[SHORT TASK] Begin at the line containing "Rebuild this chart" and stop at the line containing "from matplotlib.ticker import MultipleLocator"; copy those lines exactly, ends included, and nothing else.

[ENTRIES SHOWN]
:::
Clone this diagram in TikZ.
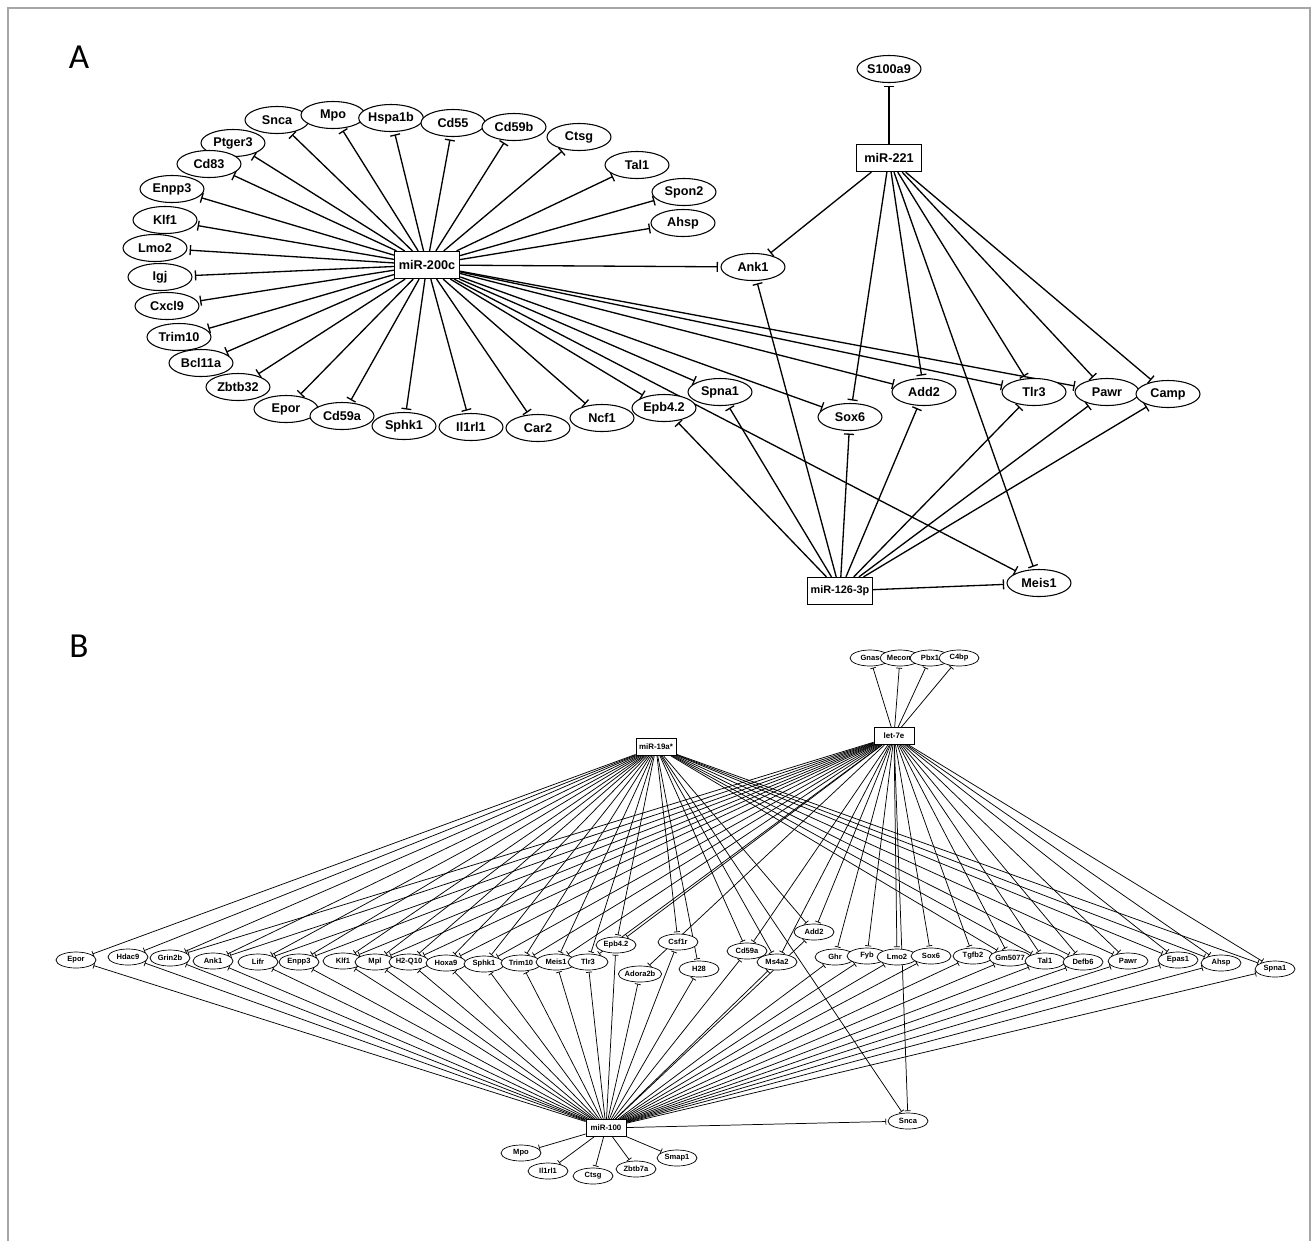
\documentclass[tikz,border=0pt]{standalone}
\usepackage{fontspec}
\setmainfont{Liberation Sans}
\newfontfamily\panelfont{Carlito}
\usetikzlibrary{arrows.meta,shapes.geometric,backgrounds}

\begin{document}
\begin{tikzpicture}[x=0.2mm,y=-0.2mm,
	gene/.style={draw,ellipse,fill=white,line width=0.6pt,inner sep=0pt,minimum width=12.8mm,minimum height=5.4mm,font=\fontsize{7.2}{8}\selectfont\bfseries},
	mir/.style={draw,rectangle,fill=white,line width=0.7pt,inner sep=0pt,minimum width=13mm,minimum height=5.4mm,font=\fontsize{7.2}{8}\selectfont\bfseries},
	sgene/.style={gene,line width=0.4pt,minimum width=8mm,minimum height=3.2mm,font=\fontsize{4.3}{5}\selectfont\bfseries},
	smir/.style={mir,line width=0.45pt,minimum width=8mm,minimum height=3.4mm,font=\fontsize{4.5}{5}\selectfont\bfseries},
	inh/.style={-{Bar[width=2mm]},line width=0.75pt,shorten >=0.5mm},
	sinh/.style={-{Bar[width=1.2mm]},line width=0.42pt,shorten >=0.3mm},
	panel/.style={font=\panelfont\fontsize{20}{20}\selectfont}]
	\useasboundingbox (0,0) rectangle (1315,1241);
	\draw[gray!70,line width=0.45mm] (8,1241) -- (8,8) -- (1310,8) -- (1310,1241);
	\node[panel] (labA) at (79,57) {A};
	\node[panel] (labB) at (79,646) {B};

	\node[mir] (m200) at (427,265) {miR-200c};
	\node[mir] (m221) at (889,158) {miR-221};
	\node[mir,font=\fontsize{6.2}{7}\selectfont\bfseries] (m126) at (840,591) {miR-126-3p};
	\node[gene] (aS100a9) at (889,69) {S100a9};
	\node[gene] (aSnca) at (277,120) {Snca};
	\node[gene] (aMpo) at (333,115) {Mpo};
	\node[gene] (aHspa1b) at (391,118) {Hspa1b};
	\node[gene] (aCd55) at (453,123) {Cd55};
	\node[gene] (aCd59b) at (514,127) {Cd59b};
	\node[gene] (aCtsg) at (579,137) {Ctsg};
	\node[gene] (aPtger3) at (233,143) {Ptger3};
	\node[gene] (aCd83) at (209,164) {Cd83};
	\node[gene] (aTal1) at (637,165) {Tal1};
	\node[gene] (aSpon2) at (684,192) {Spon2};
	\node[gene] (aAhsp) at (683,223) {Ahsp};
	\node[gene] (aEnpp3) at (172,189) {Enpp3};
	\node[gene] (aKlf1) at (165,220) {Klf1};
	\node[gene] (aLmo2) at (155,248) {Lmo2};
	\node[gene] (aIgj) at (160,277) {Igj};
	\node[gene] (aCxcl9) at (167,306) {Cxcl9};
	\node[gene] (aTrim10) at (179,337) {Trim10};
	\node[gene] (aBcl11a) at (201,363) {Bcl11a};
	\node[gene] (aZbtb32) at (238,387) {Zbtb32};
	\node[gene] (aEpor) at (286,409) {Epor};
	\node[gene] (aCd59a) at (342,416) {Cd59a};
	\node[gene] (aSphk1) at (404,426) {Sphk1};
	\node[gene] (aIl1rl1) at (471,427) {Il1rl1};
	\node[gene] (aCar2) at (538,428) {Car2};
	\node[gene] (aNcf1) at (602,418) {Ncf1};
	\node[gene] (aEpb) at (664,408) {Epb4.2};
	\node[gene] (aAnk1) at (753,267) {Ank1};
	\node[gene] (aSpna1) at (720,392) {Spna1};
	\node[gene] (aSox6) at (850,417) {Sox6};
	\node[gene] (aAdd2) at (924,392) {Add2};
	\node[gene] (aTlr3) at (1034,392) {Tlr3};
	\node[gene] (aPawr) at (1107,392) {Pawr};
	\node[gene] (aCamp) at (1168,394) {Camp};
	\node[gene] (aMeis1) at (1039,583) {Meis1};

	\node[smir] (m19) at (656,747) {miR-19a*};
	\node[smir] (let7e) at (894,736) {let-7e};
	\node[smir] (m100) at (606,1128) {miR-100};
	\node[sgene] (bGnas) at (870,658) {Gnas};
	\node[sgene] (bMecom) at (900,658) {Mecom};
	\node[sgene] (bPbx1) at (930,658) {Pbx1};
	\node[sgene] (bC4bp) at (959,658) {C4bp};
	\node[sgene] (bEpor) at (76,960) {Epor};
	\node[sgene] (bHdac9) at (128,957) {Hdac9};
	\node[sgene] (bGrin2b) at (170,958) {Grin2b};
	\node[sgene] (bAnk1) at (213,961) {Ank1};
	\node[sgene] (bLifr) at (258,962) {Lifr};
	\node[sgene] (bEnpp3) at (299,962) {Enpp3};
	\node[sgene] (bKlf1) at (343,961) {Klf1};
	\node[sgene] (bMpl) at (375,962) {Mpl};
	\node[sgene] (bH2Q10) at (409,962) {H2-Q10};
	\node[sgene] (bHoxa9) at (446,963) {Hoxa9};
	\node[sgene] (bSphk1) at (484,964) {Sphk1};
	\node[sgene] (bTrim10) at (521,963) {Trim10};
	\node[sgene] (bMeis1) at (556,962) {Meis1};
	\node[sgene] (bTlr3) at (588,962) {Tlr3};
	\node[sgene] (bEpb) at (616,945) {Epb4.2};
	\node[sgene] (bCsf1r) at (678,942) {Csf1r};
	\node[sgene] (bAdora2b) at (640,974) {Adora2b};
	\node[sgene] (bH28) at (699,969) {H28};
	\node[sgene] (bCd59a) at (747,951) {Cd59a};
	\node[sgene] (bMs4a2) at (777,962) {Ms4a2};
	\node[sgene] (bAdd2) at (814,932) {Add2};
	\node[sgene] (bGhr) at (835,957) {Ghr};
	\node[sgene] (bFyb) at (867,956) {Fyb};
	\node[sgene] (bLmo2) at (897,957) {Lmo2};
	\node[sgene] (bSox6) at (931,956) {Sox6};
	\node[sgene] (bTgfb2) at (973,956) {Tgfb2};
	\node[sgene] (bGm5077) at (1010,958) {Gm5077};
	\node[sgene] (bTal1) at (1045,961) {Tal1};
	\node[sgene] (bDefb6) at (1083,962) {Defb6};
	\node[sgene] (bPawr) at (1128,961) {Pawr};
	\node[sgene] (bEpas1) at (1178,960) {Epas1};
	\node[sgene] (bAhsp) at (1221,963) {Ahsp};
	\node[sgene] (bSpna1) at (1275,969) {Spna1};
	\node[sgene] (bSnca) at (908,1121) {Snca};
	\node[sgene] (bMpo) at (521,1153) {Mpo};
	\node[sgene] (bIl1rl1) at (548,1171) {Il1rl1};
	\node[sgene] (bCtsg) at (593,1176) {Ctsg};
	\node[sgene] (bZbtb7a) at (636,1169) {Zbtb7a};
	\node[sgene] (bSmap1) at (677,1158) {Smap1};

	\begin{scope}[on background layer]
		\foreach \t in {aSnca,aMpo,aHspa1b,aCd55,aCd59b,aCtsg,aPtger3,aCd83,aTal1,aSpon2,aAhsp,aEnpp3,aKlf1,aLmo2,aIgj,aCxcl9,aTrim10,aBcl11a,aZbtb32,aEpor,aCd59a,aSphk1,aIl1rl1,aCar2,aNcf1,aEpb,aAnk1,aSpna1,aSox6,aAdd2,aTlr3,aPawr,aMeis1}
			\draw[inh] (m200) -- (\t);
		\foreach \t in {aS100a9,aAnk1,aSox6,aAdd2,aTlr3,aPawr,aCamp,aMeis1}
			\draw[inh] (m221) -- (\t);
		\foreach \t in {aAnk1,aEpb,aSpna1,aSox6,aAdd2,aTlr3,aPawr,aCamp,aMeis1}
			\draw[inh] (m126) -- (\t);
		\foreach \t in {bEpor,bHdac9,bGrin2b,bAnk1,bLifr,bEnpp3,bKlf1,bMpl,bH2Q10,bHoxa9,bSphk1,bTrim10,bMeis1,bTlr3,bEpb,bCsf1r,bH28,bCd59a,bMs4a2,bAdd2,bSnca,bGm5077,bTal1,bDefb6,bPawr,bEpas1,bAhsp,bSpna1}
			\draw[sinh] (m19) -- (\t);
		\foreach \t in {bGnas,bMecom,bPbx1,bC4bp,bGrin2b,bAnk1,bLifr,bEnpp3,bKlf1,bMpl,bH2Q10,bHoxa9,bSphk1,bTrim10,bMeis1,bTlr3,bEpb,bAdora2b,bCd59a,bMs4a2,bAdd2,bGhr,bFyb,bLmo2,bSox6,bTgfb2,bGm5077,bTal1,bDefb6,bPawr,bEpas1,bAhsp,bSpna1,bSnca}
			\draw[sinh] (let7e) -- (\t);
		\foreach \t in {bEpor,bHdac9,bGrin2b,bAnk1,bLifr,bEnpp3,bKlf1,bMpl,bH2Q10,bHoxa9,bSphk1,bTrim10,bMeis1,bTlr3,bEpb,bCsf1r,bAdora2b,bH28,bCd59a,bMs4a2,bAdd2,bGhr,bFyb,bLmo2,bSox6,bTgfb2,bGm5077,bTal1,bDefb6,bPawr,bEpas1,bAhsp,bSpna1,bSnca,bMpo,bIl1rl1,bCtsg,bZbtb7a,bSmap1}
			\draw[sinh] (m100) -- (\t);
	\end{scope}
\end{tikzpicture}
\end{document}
:::
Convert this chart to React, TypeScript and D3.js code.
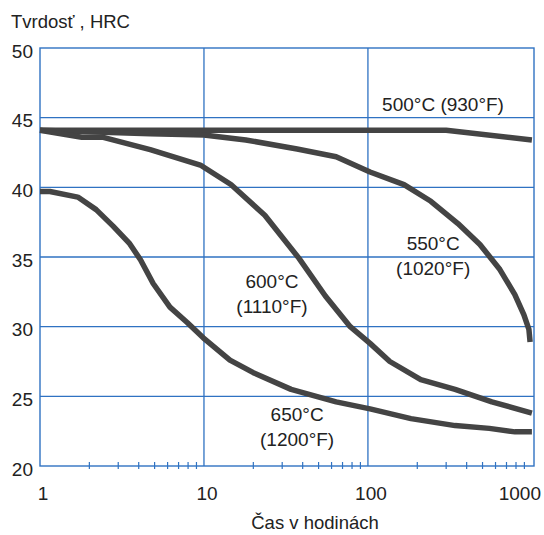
:::
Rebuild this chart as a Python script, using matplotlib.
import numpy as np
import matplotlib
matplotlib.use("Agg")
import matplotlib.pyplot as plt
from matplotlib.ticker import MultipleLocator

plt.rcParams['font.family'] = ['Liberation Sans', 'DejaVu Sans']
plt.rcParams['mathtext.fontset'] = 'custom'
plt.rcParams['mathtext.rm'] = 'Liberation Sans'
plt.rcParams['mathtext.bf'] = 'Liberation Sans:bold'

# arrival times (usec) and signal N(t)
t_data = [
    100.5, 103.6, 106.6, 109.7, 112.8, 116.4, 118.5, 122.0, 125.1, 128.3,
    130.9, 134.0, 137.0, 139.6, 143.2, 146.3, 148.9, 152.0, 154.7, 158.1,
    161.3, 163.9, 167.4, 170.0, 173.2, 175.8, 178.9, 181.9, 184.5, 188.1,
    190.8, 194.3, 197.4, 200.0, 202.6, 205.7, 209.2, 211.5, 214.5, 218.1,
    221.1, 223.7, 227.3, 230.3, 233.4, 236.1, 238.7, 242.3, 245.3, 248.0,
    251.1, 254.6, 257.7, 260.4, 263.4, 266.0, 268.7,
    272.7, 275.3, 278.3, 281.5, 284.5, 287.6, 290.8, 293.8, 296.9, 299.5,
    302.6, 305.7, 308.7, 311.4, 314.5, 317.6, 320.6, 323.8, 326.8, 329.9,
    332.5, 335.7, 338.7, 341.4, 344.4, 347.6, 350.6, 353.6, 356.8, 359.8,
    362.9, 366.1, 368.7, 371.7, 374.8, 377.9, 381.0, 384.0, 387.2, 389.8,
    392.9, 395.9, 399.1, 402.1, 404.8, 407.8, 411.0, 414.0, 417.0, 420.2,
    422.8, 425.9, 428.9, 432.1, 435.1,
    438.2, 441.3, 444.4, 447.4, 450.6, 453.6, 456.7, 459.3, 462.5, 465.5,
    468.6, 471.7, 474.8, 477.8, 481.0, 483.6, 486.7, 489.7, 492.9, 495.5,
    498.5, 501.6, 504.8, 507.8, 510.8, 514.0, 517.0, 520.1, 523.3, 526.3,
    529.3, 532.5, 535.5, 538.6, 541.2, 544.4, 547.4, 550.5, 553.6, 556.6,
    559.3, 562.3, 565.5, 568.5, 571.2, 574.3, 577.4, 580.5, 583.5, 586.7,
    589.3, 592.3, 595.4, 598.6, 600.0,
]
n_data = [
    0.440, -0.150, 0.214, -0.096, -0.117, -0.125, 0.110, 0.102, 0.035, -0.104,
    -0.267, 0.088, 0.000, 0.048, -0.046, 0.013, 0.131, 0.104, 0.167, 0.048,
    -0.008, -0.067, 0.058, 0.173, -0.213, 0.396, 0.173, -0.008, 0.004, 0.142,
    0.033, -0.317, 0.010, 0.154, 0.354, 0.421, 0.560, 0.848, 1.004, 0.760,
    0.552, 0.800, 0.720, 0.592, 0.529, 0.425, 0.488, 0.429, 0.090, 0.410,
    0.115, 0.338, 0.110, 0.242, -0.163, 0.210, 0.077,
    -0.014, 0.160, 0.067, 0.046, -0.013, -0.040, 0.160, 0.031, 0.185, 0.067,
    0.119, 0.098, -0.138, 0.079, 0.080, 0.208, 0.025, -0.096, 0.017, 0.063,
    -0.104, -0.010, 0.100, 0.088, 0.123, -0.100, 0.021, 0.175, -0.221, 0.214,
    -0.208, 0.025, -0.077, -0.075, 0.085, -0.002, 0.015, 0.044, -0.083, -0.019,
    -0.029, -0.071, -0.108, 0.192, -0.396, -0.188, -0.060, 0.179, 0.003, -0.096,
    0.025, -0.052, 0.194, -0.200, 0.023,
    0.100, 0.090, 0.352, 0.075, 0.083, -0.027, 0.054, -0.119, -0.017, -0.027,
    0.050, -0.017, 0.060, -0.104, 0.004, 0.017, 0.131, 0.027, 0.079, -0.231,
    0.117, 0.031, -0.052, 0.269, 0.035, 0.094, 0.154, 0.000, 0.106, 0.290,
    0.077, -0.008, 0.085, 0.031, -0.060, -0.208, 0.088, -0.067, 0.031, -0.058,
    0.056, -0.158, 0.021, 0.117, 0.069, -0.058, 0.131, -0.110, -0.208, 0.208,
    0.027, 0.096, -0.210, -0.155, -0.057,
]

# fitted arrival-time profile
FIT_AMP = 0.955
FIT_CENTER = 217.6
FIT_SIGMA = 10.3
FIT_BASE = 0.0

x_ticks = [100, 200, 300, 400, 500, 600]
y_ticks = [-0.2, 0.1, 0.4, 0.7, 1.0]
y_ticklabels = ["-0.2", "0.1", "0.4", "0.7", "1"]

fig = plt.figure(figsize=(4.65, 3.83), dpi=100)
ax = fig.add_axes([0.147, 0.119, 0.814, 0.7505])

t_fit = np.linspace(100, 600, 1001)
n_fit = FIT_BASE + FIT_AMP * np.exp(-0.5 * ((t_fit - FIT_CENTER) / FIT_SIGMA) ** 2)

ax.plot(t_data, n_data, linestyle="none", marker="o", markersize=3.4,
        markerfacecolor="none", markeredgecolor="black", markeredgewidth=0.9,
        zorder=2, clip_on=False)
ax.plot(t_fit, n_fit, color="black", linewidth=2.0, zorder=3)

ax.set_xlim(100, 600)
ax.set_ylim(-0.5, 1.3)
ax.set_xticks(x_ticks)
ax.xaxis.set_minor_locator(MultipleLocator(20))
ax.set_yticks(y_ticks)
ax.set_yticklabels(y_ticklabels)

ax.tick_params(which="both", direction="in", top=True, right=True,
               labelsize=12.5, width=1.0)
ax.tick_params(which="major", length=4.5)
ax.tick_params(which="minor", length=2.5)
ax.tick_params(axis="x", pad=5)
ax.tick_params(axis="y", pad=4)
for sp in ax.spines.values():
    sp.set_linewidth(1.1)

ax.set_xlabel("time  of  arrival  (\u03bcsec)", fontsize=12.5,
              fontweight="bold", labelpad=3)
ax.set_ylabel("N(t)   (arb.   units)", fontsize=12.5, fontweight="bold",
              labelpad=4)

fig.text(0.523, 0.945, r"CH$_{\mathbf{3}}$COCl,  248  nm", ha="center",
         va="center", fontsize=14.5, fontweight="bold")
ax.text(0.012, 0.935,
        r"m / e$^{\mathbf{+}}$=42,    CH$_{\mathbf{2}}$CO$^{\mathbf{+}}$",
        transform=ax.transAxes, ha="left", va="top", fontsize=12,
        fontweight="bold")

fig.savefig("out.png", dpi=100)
:::
[WORKED SOLUTION]
Rebuild this chart as a Python script, using matplotlib.
import numpy as np
import matplotlib
matplotlib.use("Agg")
import matplotlib.pyplot as plt
from matplotlib.ticker import MultipleLocator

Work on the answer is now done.